Personal information
- Born:: September 14, 1980 (age 44) Wayne, Michigan, U.S.

Career information
- High school:: Romulus (MI)
- College:: Iowa

Career history
- Miami Dolphins (2004)*; Chicago Bears (2004–2005)*; St. Louis Rams (2006)*; Saskatchewan Roughriders (2007);
- * Offseason and/or practice squad member only

Career highlights and awards
- First-team All-Big Ten (2002); Second-team All-Big Ten (2003);

= Fred Russell (American football) =

American gridiron football player (born 1980)

Fred Russell (born September 14, 1980) is an American former professional football player who was a running back for the Saskatchewan Roughriders of the Canadian Football League (CFL). He played college football for the Iowa Hawkeyes. He twice rushed for more than 1,000 yards in a season. He was a first-team All-Big Ten Conference selection in 2002 and voted the most valuable player in the 2004 Outback Bowl.

==High school==
Russell played high school football at Romulus High School in Romulus, Michigan. He rushed for more than 5,000 yards and 85 touchdowns.

==Iowa==
Russell was the starting running back for the 2002 Iowa Hawkeyes football team that tied for the Big Ten Conference championship, played in the Orange Bowl, and was ranked No. 8 in the final AP Poll. Russell rushed for 1,264 yards and nine touchdowns on 220 carries during the 2002 season. At the end of the season, Russell was selected by Big Ten coaches as a first-team running back on the 2002 All-Big Ten Conference football team.

In 2003, Russell was again the starting running back for an Iowa team that compiled a 10–3 record, defeated Florida in the Outback Bowl, and was ranked No. 8 in the final AP Poll. Russell rushed for 1,355 yards and seven touchdowns on 282 carries during the 2003 season. He was selected by both the coaches and media a second-team running back on the 2003 All-Big Ten Conference football team.

In the 2004 Outback Bowl, Russell's final game for Iowa, he rushed for 150 yards, scored a touchdown, and was named the game's most valuable player in a 37–17 victory over Florida. He was also named the most valuable player in the 2004 Hula Bowl.
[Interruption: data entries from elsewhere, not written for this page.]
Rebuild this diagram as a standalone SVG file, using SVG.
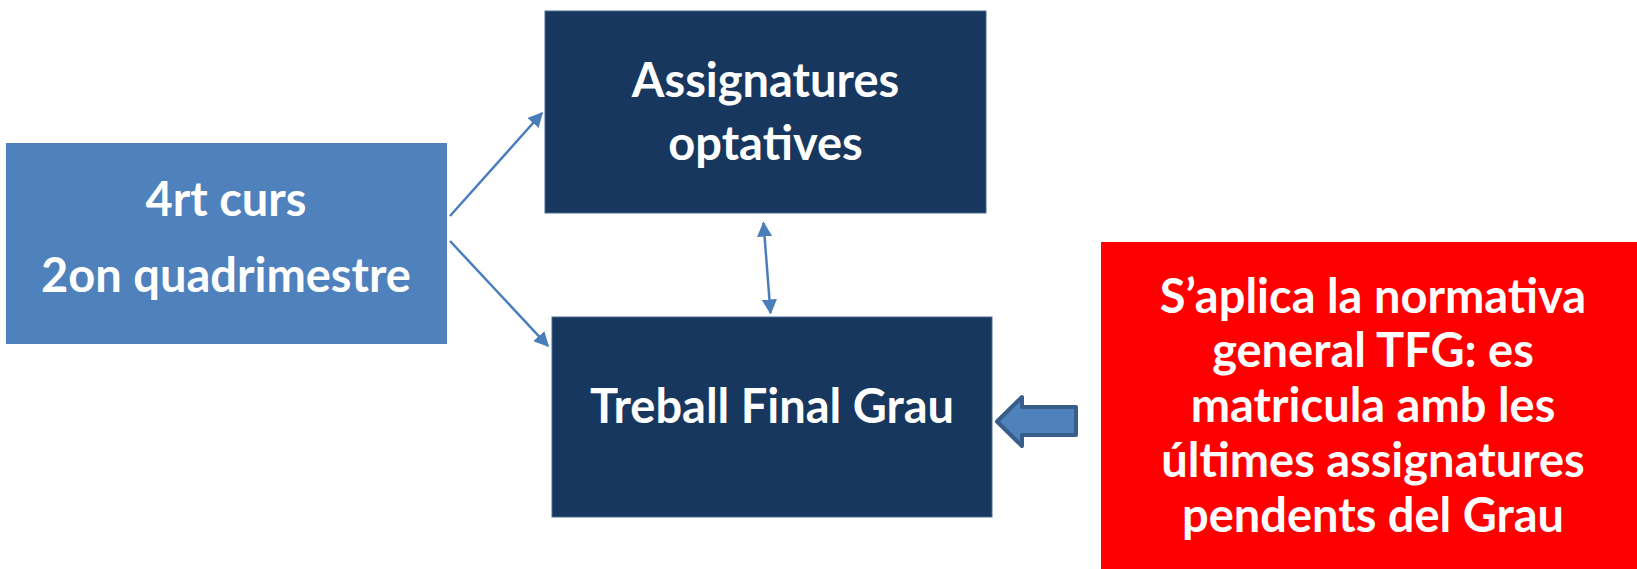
<svg xmlns="http://www.w3.org/2000/svg" width="1637" height="569" viewBox="0 0 1637 569">
<style>
.t{font-family:Lato,"Open Sans","Liberation Sans",sans-serif;font-weight:bold;font-size:47px;fill:#fff;text-anchor:middle}
.dark{fill:#17375E;stroke:#4A6B95;stroke-width:1}
.con{stroke:#4A7EBB;stroke-width:2.5;fill:none}
</style>
<defs>
<marker id="ah" viewBox="0 0 10 10" refX="9" refY="5" markerWidth="6" markerHeight="6" orient="auto-start-reverse" markerUnits="strokeWidth">
<path d="M0,0 L10,5 L0,10 z" fill="#4A7EBB"/>
</marker>
</defs>
<rect width="1637" height="569" fill="#fff"/>
<g id="connectors">
<line class="con" x1="450" y1="216" x2="542" y2="113" marker-end="url(#ah)"/>
<line class="con" x1="450" y1="241" x2="548" y2="346" marker-end="url(#ah)"/>
<line class="con" x1="763.5" y1="223" x2="770.5" y2="313" marker-start="url(#ah)" marker-end="url(#ah)"/>
<path d="M1076,407 L1022,407 L1022,397 L997,421.5 L1022,446 L1022,435 L1076,435 Z" fill="#4F81BD" stroke="#385D8A" stroke-width="4" stroke-linejoin="round"/>
</g>
<g id="node-4rt">
<rect x="6" y="143" width="441" height="201" fill="#4F81BD"/>
<text class="t" x="226" y="216">4rt curs</text>
<text class="t" x="226" y="291.5">2on quadrimestre</text>
</g>
<g id="node-optatives">
<rect class="dark" x="545" y="11" width="441" height="202"/>
<text class="t" x="765.5" y="97">Assignatures</text>
<text class="t" x="765.5" y="160">optatives</text>
</g>
<g id="node-tfg">
<rect class="dark" x="552" y="317" width="440" height="200"/>
<text class="t" x="772" y="422.5">Treball Final Grau</text>
</g>
<g id="node-normativa">
<rect x="1101" y="242" width="540" height="330" fill="#FF0000"/>
<text class="t" x="1373" y="312.5">S’aplica la normativa</text>
<text class="t" x="1373" y="367">general TFG: es</text>
<text class="t" x="1373" y="421.5">matricula amb les</text>
<text class="t" x="1373" y="476.5">últimes assignatures</text>
<text class="t" x="1373" y="531.5">pendents del Grau</text>
</g>
</svg>
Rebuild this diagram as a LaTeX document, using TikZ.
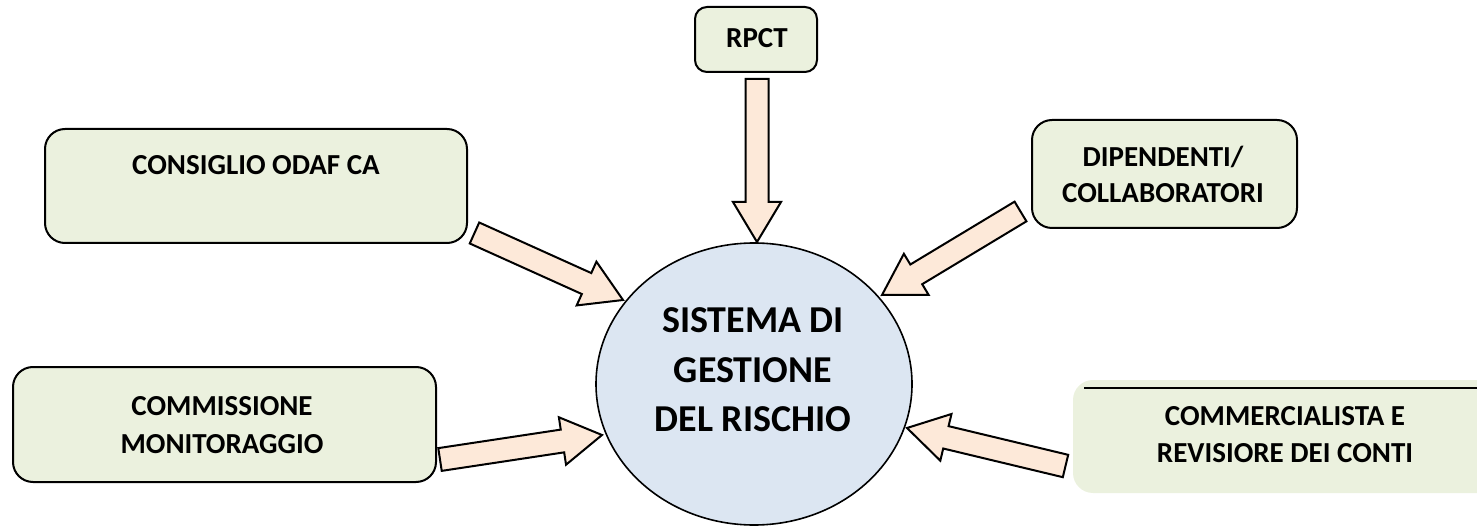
\documentclass[tikz,border=0pt]{standalone}
\usepackage{fontspec}
\setmainfont{Carlito}
\usetikzlibrary{calc,shapes.geometric}
\definecolor{boxfill}{HTML}{EBF1DE}
\definecolor{arrfill}{HTML}{FDE9D9}
\definecolor{circfill}{HTML}{DCE6F2}
\tikzset{
  box/.style={draw=black, line width=2pt, fill=boxfill, rounded corners=20pt, inner sep=0pt},
  lbl/.style={font=\fontsize{29}{34}\selectfont\bfseries, anchor=base, inner sep=0pt},
  mainlbl/.style={font=\fontsize{38}{45}\selectfont\bfseries, anchor=base, inner sep=0pt},
  blockarrow/.style={draw=black, line width=2pt, fill=arrfill, line join=miter},
}
\newcommand\blockarr[2]{%
  \coordinate (hb) at ($(#2)!40pt!(#1)$);
  \draw[blockarrow] ($(#1)!11.5pt!90:(#2)$) -- ($(hb)!11.5pt!-90:(#1)$) -- ($(hb)!24pt!-90:(#1)$) -- (#2) -- ($(hb)!24pt!90:(#1)$) -- ($(hb)!11.5pt!90:(#1)$) -- ($(#1)!11.5pt!-90:(#2)$) -- cycle;
}
\begin{document}
\begin{tikzpicture}[x=1pt,y=-1pt]
\useasboundingbox (0,0) rectangle (1477,526);
% boxes
\node[box, minimum width=122pt, minimum height=65pt, rounded corners=12pt] (rpct) at (756,39.5) {};
\node[box, minimum width=422pt, minimum height=114pt] (cons) at (256,186) {};
\node[box, minimum width=423pt, minimum height=115pt] (comm) at (224.5,424.5) {};
\node[box, minimum width=265pt, minimum height=108pt] (dip) at (1164.5,174) {};
\node[box, draw=none, minimum width=427pt, minimum height=113pt] (rev) at (1286.5,436.5) {};
\draw[line width=2.5pt] (1084,388) -- (1477,388);
% circle
\node[ellipse, draw=black, line width=1.6pt, fill=circfill, minimum width=316pt, minimum height=282pt, inner sep=0pt] (sys) at (754,384) {};
% arrows
\coordinate (t1) at (474.5,233); \coordinate (h1) at (623,300);
\coordinate (t2) at (440,459.5); \coordinate (h2) at (602,435);
\coordinate (t3) at (1020.5,211.5); \coordinate (h3) at (882,295);
\coordinate (t4) at (1065.5,466); \coordinate (h4) at (907,428);
\coordinate (t5) at (757,79); \coordinate (h5) at (757,242);
\blockarr{t1}{h1}
\blockarr{t2}{h2}
\blockarr{t3}{h3}
\blockarr{t4}{h4}
\blockarr{t5}{h5}
% labels
\node[lbl] (lrpct) at (757,48) {RPCT};
\node[lbl] (lcons) at (256,175) {CONSIGLIO ODAF CA};
\node[lbl] (lcomm1) at (222,415) {COMMISSIONE};
\node[lbl] (lcomm2) at (222,453) {MONITORAGGIO};
\node[lbl] (ldip1) at (1163,167) {DIPENDENTI/};
\node[lbl] (ldip2) at (1163,203) {COLLABORATORI};
\node[lbl] (lrev1) at (1285,425) {COMMERCIALISTA E};
\node[lbl] (lrev2) at (1285,462) {REVISIORE DEI CONTI};
\node[mainlbl] (ls1) at (753,333) {SISTEMA DI};
\node[mainlbl] (ls2) at (753,382) {GESTIONE};
\node[mainlbl] (ls3) at (753,431) {DEL RISCHIO};
\end{tikzpicture}
\end{document}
At the end of his college career, and despite receiving significant playing time in only two seasons, Russell ranked third on the Iowa career rushing list. He also had two of the top five single-season rushing totals in Iowa history.

==Professional football==
In 2004, Russell was part of the St. Louis Rams' practice squad. In 2007, Russell signed a contract with the Saskatchewan Roughriders of the CFL. He was released on July 3, 2007.